Please write the listing below out again exactly, leaving every picture behind.

------ Given data ------

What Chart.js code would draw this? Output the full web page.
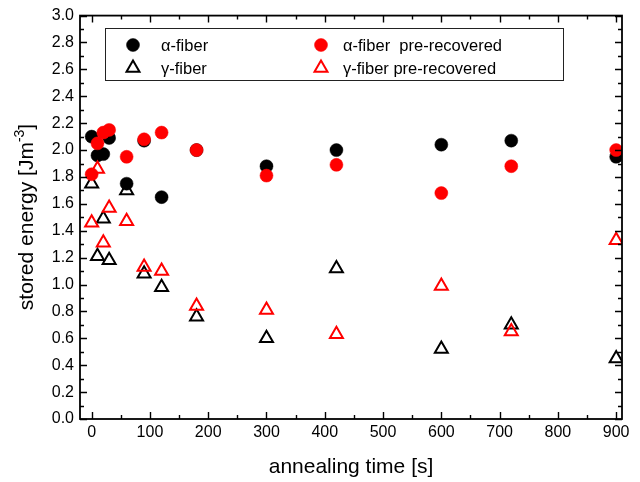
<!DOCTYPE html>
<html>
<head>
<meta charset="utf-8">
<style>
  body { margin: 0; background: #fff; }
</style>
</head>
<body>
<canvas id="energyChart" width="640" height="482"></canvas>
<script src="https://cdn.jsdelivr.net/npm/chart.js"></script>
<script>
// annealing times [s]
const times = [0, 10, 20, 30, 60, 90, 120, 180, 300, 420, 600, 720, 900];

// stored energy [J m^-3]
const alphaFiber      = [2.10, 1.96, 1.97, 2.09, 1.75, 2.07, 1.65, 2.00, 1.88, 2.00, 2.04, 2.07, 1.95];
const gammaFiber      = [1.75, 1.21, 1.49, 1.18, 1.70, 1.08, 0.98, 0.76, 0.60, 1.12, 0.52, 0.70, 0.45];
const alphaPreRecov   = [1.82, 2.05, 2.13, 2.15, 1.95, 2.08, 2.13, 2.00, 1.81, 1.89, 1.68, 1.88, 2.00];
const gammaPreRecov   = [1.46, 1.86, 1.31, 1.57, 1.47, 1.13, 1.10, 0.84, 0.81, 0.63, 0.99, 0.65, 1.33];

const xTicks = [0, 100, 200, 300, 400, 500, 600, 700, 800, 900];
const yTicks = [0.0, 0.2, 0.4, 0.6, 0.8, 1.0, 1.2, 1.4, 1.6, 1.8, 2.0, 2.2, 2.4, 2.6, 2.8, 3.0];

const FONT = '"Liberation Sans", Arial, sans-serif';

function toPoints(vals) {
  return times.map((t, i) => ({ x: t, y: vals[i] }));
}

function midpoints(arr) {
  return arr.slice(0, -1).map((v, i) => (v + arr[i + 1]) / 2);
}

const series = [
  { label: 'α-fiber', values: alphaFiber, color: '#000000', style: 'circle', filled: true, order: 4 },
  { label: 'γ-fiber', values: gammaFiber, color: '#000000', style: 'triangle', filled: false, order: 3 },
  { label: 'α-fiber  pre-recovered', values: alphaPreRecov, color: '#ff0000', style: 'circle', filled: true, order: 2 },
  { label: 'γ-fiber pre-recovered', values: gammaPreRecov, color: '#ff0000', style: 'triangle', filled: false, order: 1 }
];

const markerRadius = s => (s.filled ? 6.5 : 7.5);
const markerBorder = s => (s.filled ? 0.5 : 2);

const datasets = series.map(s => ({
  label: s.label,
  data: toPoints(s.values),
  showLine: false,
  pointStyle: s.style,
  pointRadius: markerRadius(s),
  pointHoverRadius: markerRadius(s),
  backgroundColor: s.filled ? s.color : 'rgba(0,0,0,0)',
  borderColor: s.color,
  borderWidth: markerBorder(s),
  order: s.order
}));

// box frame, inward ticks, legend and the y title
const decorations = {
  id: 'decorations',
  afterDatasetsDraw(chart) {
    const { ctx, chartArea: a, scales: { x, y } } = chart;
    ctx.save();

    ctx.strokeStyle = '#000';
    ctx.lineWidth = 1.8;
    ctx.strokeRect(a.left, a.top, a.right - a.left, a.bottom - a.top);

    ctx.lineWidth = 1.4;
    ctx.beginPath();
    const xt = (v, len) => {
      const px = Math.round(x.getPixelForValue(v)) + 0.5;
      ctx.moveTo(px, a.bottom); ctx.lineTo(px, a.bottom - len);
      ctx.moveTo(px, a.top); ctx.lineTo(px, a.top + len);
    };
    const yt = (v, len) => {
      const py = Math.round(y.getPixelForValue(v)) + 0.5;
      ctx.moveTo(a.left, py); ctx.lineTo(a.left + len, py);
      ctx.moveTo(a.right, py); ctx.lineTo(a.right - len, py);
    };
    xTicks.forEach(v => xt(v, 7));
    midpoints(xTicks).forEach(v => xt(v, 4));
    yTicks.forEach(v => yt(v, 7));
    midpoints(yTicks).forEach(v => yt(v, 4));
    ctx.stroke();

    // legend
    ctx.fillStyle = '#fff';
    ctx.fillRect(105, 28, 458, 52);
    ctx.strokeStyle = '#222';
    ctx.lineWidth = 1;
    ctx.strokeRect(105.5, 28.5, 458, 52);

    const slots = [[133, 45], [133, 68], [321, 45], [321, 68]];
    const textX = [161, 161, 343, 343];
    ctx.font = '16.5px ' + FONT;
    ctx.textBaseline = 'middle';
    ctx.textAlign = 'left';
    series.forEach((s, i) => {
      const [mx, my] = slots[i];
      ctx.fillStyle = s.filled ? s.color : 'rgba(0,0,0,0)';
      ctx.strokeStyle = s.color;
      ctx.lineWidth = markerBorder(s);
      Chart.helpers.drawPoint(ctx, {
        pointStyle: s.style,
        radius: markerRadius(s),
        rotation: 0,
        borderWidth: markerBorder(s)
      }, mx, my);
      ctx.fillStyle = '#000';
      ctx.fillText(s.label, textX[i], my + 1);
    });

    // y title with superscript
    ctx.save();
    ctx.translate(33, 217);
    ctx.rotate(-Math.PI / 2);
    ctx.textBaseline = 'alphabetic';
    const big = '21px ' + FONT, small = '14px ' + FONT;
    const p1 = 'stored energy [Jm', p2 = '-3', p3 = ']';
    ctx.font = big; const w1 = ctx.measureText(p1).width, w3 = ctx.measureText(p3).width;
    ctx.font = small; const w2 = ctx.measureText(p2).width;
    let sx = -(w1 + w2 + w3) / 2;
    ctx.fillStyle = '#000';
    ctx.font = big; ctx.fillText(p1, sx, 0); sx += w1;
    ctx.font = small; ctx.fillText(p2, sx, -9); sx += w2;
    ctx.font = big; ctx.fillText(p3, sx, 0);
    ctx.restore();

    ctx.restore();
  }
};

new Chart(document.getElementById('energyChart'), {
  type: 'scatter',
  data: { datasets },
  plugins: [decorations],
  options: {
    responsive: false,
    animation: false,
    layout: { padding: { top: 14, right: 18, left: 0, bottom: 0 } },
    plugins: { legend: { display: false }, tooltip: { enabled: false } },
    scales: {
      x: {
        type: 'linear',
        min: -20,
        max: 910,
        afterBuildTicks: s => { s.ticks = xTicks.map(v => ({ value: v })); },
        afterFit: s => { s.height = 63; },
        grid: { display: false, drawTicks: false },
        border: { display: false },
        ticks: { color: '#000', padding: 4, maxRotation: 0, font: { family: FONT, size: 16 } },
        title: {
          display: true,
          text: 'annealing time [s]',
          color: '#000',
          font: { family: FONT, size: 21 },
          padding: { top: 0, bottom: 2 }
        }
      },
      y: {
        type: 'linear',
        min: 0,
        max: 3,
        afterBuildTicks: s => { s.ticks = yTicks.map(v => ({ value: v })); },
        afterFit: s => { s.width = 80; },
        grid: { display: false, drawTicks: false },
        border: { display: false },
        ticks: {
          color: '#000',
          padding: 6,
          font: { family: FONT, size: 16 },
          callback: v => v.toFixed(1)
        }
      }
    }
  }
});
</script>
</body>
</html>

------

Response for this exercise:
What Chart.js code would draw this? Output the full web page.
<!DOCTYPE html>
<html>
<head>
<meta charset="utf-8">
<style>
  body { margin: 0; background: #fff; }
</style>
</head>
<body>
<canvas id="energyChart" width="640" height="482"></canvas>
<script src="https://cdn.jsdelivr.net/npm/chart.js"></script>
<script>
// annealing times [s]
const times = [0, 10, 20, 30, 60, 90, 120, 180, 300, 420, 600, 720, 900];

// stored energy [J m^-3]
const alphaFiber      = [2.10, 1.96, 1.97, 2.09, 1.75, 2.07, 1.65, 2.00, 1.88, 2.00, 2.04, 2.07, 1.95];
const gammaFiber      = [1.75, 1.21, 1.49, 1.18, 1.70, 1.08, 0.98, 0.76, 0.60, 1.12, 0.52, 0.70, 0.45];
const alphaPreRecov   = [1.82, 2.05, 2.13, 2.15, 1.95, 2.08, 2.13, 2.00, 1.81, 1.89, 1.68, 1.88, 2.00];
const gammaPreRecov   = [1.46, 1.86, 1.31, 1.57, 1.47, 1.13, 1.10, 0.84, 0.81, 0.63, 0.99, 0.65, 1.33];

const xTicks = [0, 100, 200, 300, 400, 500, 600, 700, 800, 900];
const yTicks = [0.0, 0.2, 0.4, 0.6, 0.8, 1.0, 1.2, 1.4, 1.6, 1.8, 2.0, 2.2, 2.4, 2.6, 2.8, 3.0];

const FONT = '"Liberation Sans", Arial, sans-serif';

function toPoints(vals) {
  return times.map((t, i) => ({ x: t, y: vals[i] }));
}

function midpoints(arr) {
  return arr.slice(0, -1).map((v, i) => (v + arr[i + 1]) / 2);
}

const series = [
  { label: 'α-fiber', values: alphaFiber, color: '#000000', style: 'circle', filled: true, order: 4 },
  { label: 'γ-fiber', values: gammaFiber, color: '#000000', style: 'triangle', filled: false, order: 3 },
  { label: 'α-fiber  pre-recovered', values: alphaPreRecov, color: '#ff0000', style: 'circle', filled: true, order: 2 },
  { label: 'γ-fiber pre-recovered', values: gammaPreRecov, color: '#ff0000', style: 'triangle', filled: false, order: 1 }
];

const markerRadius = s => (s.filled ? 6.5 : 7.5);
const markerBorder = s => (s.filled ? 0.5 : 2);

const datasets = series.map(s => ({
  label: s.label,
  data: toPoints(s.values),
  showLine: false,
  pointStyle: s.style,
  pointRadius: markerRadius(s),
  pointHoverRadius: markerRadius(s),
  backgroundColor: s.filled ? s.color : 'rgba(0,0,0,0)',
  borderColor: s.color,
  borderWidth: markerBorder(s),
  order: s.order
}));

// box frame, inward ticks, legend and the y title
const decorations = {
  id: 'decorations',
  afterDatasetsDraw(chart) {
    const { ctx, chartArea: a, scales: { x, y } } = chart;
    ctx.save();

    ctx.strokeStyle = '#000';
    ctx.lineWidth = 1.8;
    ctx.strokeRect(a.left, a.top, a.right - a.left, a.bottom - a.top);

    ctx.lineWidth = 1.4;
    ctx.beginPath();
    const xt = (v, len) => {
      const px = Math.round(x.getPixelForValue(v)) + 0.5;
      ctx.moveTo(px, a.bottom); ctx.lineTo(px, a.bottom - len);
      ctx.moveTo(px, a.top); ctx.lineTo(px, a.top + len);
    };
    const yt = (v, len) => {
      const py = Math.round(y.getPixelForValue(v)) + 0.5;
      ctx.moveTo(a.left, py); ctx.lineTo(a.left + len, py);
      ctx.moveTo(a.right, py); ctx.lineTo(a.right - len, py);
    };
    xTicks.forEach(v => xt(v, 7));
    midpoints(xTicks).forEach(v => xt(v, 4));
    yTicks.forEach(v => yt(v, 7));
    midpoints(yTicks).forEach(v => yt(v, 4));
    ctx.stroke();

    // legend
    ctx.fillStyle = '#fff';
    ctx.fillRect(105, 28, 458, 52);
    ctx.strokeStyle = '#222';
    ctx.lineWidth = 1;
    ctx.strokeRect(105.5, 28.5, 458, 52);

    const slots = [[133, 45], [133, 68], [321, 45], [321, 68]];
    const textX = [161, 161, 343, 343];
    ctx.font = '16.5px ' + FONT;
    ctx.textBaseline = 'middle';
    ctx.textAlign = 'left';
    series.forEach((s, i) => {
      const [mx, my] = slots[i];
      ctx.fillStyle = s.filled ? s.color : 'rgba(0,0,0,0)';
      ctx.strokeStyle = s.color;
      ctx.lineWidth = markerBorder(s);
      Chart.helpers.drawPoint(ctx, {
        pointStyle: s.style,
        radius: markerRadius(s),
        rotation: 0,
        borderWidth: markerBorder(s)
      }, mx, my);
      ctx.fillStyle = '#000';
      ctx.fillText(s.label, textX[i], my + 1);
    });

    // y title with superscript
    ctx.save();
    ctx.translate(33, 217);
    ctx.rotate(-Math.PI / 2);
    ctx.textBaseline = 'alphabetic';
    const big = '21px ' + FONT, small = '14px ' + FONT;
    const p1 = 'stored energy [Jm', p2 = '-3', p3 = ']';
    ctx.font = big; const w1 = ctx.measureText(p1).width, w3 = ctx.measureText(p3).width;
    ctx.font = small; const w2 = ctx.measureText(p2).width;
    let sx = -(w1 + w2 + w3) / 2;
    ctx.fillStyle = '#000';
    ctx.font = big; ctx.fillText(p1, sx, 0); sx += w1;
    ctx.font = small; ctx.fillText(p2, sx, -9); sx += w2;
    ctx.font = big; ctx.fillText(p3, sx, 0);
    ctx.restore();

    ctx.restore();
  }
};

new Chart(document.getElementById('energyChart'), {
  type: 'scatter',
  data: { datasets },
  plugins: [decorations],
  options: {
    responsive: false,
    animation: false,
    layout: { padding: { top: 14, right: 18, left: 0, bottom: 0 } },
    plugins: { legend: { display: false }, tooltip: { enabled: false } },
    scales: {
      x: {
        type: 'linear',
        min: -20,
        max: 910,
        afterBuildTicks: s => { s.ticks = xTicks.map(v => ({ value: v })); },
        afterFit: s => { s.height = 63; },
        grid: { display: false, drawTicks: false },
        border: { display: false },
        ticks: { color: '#000', padding: 4, maxRotation: 0, font: { family: FONT, size: 16 } },
        title: {
          display: true,
          text: 'annealing time [s]',
          color: '#000',
          font: { family: FONT, size: 21 },
          padding: { top: 0, bottom: 2 }
        }
      },
      y: {
        type: 'linear',
        min: 0,
        max: 3,
        afterBuildTicks: s => { s.ticks = yTicks.map(v => ({ value: v })); },
        afterFit: s => { s.width = 80; },
        grid: { display: false, drawTicks: false },
        border: { display: false },
        ticks: {
          color: '#000',
          padding: 6,
          font: { family: FONT, size: 16 },
          callback: v => v.toFixed(1)
        }
      }
    }
  }
});
</script>
</body>
</html>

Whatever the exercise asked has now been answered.